MARTIN: There's a subplot in this story about this marriage between...

SENIOR: Yes.

MARTIN: ...Helen and Bob Sr.

SENIOR: Yes.

MARTIN: And wow, the grace that she extends to him as he is working through a lot of questions about how his kid died, right? And there's not information - they don't know what his last moments were like. And so Bob Sr. starts to fill the vacuum with a lot of conspiracy theories. How did Helen absorb all that?

SENIOR: Grace is such a perfect word, and it's exactly right. I mean, he decided that the government was involved. This was an inside job. He went down a rabbit hole. She couldn't have cared less. In fact, she was - I wouldn't say hostile to this idea, but she really wanted no part of it. She didn't want to think about 9/11. She didn't want to think about 9/11 conspiracy theories. I mean, while she wanted to grieve in her own way, there was a grief counselor who told them early on - and this was a very useful metaphor for them - that when someone dies, you have to imagine that you are at the top of a mountain, and you all have a broken leg. So you can't help each other get down the mountain. You're going to have to get down in your own way. And so this was his way.
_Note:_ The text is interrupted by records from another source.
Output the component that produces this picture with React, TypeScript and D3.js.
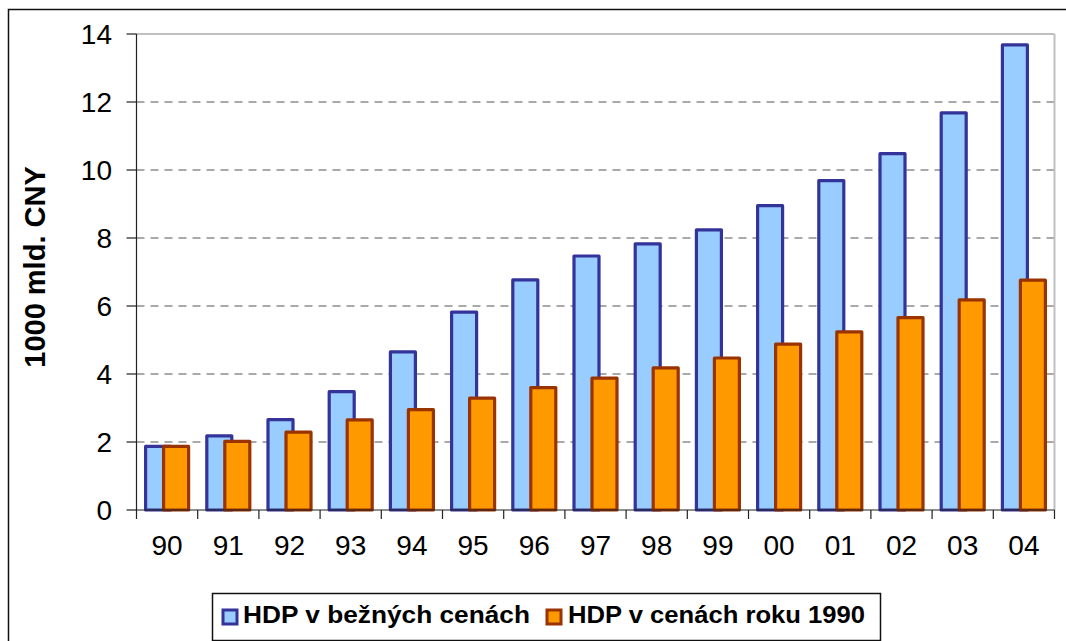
import React from "react";
import * as d3 from "d3";

const years = ["90", "91", "92", "93", "94", "95", "96", "97", "98", "99", "00", "01", "02", "03", "04"];
const currentPrices = [1.87, 2.18, 2.66, 3.48, 4.65, 5.82, 6.77, 7.47, 7.83, 8.24, 8.95, 9.69, 10.48, 11.68, 13.68];
const prices1990 = [1.87, 2.02, 2.29, 2.65, 2.95, 3.29, 3.6, 3.88, 4.18, 4.47, 4.88, 5.24, 5.66, 6.18, 6.76];
const yTicks = [0, 2, 4, 6, 8, 10, 12, 14];
const seriesNames = ["HDP v bežných cenách", "HDP v cenách roku 1990"];

const BLUE_FILL = "#99CCFF";
const BLUE_STROKE = "#333399";
const ORANGE_FILL = "#FF9900";
const ORANGE_STROKE = "#993300";
const FONT = "Arial, 'Liberation Sans', Helvetica, sans-serif";

export default function App() {
  const W = 1066;
  const H = 641;
  const plot = { left: 136.5, right: 1054.5, top: 34, bottom: 510 };

  const x = d3.scaleBand<string>().domain(years).range([plot.left, plot.right]).padding(0);
  const y = d3.scaleLinear().domain([0, 14]).range([plot.bottom, plot.top]);

  const bw = x.bandwidth();
  const barW = 25;
  const step = 18;
  const start = (bw - (step + barW)) / 2;

  return (
    <svg
      width={W}
      height={H}
      style={{ position: "absolute", left: 0, top: 0, background: "#fff" }}
      fontFamily={FONT}
    >
      {/* outer chart frame, cut by the window on the right and bottom */}
      <rect x={8.5} y={9.5} width={W} height={H} fill="#fff" stroke="#111" strokeWidth={1.5} />

      {/* grid lines */}
      {yTicks.filter(t => t > 0 && t < 14).map(t => (
        <line key={"g" + t} x1={plot.left} x2={plot.right} y1={y(t)} y2={y(t)}
          stroke="#555" strokeWidth={1.2} strokeDasharray="8,6" />
      ))}

      {/* plot area border (top/right) */}
      <line x1={plot.left} x2={plot.right} y1={plot.top} y2={plot.top} stroke="#c0c0c0" strokeWidth={2} />
      <line x1={plot.right} x2={plot.right} y1={plot.top} y2={plot.bottom} stroke="#c0c0c0" strokeWidth={2} />

      {/* bars */}
      {years.map((yr, i) => {
        const x0 = (x(yr) as number) + start;
        return (
          <g key={yr}>
            <rect x={x0} y={y(currentPrices[i])} width={barW} height={y(0) - y(currentPrices[i])}
              fill={BLUE_FILL} stroke={BLUE_STROKE} strokeWidth={3.2} strokeLinejoin="round" />
            <rect x={x0 + step} y={y(prices1990[i])} width={barW} height={y(0) - y(prices1990[i])}
              fill={ORANGE_FILL} stroke={ORANGE_STROKE} strokeWidth={3.2} strokeLinejoin="round" />
          </g>
        );
      })}

      {/* y axis */}
      <line x1={plot.left} x2={plot.left} y1={plot.top} y2={plot.bottom + 9} stroke="#222" strokeWidth={1.2} />
      {yTicks.map(t => (
        <g key={"y" + t}>
          <line x1={plot.left - 10} x2={plot.left} y1={y(t)} y2={y(t)} stroke="#222" strokeWidth={1.2} />
          <text x={112} y={y(t)} dy="0.36em" textAnchor="end" fontSize={28} fill="#000">{t}</text>
        </g>
      ))}

      {/* x axis */}
      <line x1={plot.left} x2={plot.right} y1={plot.bottom} y2={plot.bottom} stroke="#222" strokeWidth={1.2} />
      {years.map(yr => (
        <g key={"x" + yr}>
          <line x1={(x(yr) as number) + bw} x2={(x(yr) as number) + bw} y1={plot.bottom} y2={plot.bottom + 9}
            stroke="#222" strokeWidth={1.2} />
          <text x={(x(yr) as number) + bw / 2} y={555} textAnchor="middle" fontSize={28} fill="#000">{yr}</text>
        </g>
      ))}

      {/* y axis title */}
      <text transform={`translate(45,${(plot.top + plot.bottom) / 2 - 5}) rotate(-90)`} textAnchor="middle"
        fontSize={29} fontWeight="bold" fill="#000">1000 mld. CNY</text>

      {/* legend */}
      <rect x={212.5} y={593.5} width={668} height={47} fill="#fff" stroke="#111" strokeWidth={1.5} />
      <rect x={223} y={610} width={14} height={14} fill={BLUE_FILL} stroke={BLUE_STROKE} strokeWidth={3} />
      <text x={243} y={623} fontSize={24} fontWeight="bold" fill="#000" textLength={287} lengthAdjust="spacingAndGlyphs">
        {seriesNames[0]}
      </text>
      <rect x={547} y={610} width={14} height={14} fill={ORANGE_FILL} stroke={ORANGE_STROKE} strokeWidth={3} />
      <text x={568} y={623} fontSize={24} fontWeight="bold" fill="#000" textLength={297} lengthAdjust="spacingAndGlyphs">
        {seriesNames[1]}
      </text>
    </svg>
  );
}
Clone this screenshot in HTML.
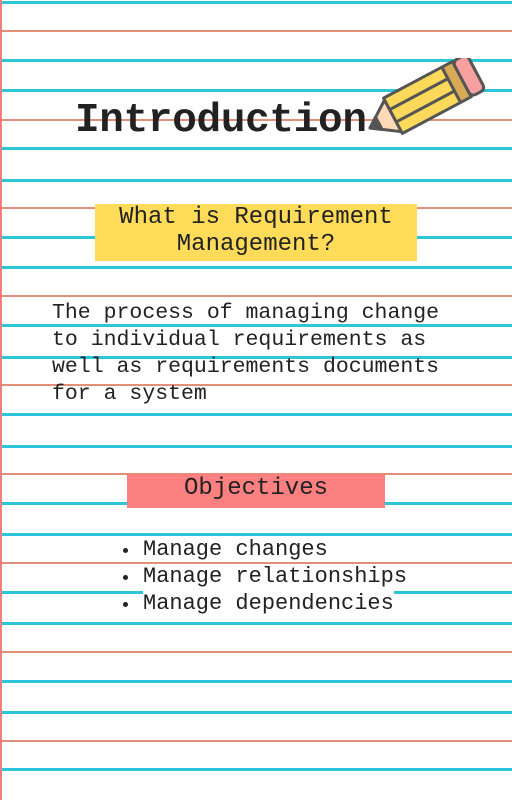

I mean, the only exception that I think one could take to that metaphor, which someone pointed out to me, is Bob Sr. doesn't even seem to want to get down the mountain, right? He wants to live in his grief. He's in this, like, kind of glass house of sorrow. And what's amazing to me is that Helen has accepted that and said, he doesn't want to get down. You know, he's going to stay right here with his grief.

(SOUNDBITE OF SOLIDEO'S "JESUS SAUVE")

INSKEEP: Jennifer Senior, speaking with our friend Rachel Martin about her essay "On Grief."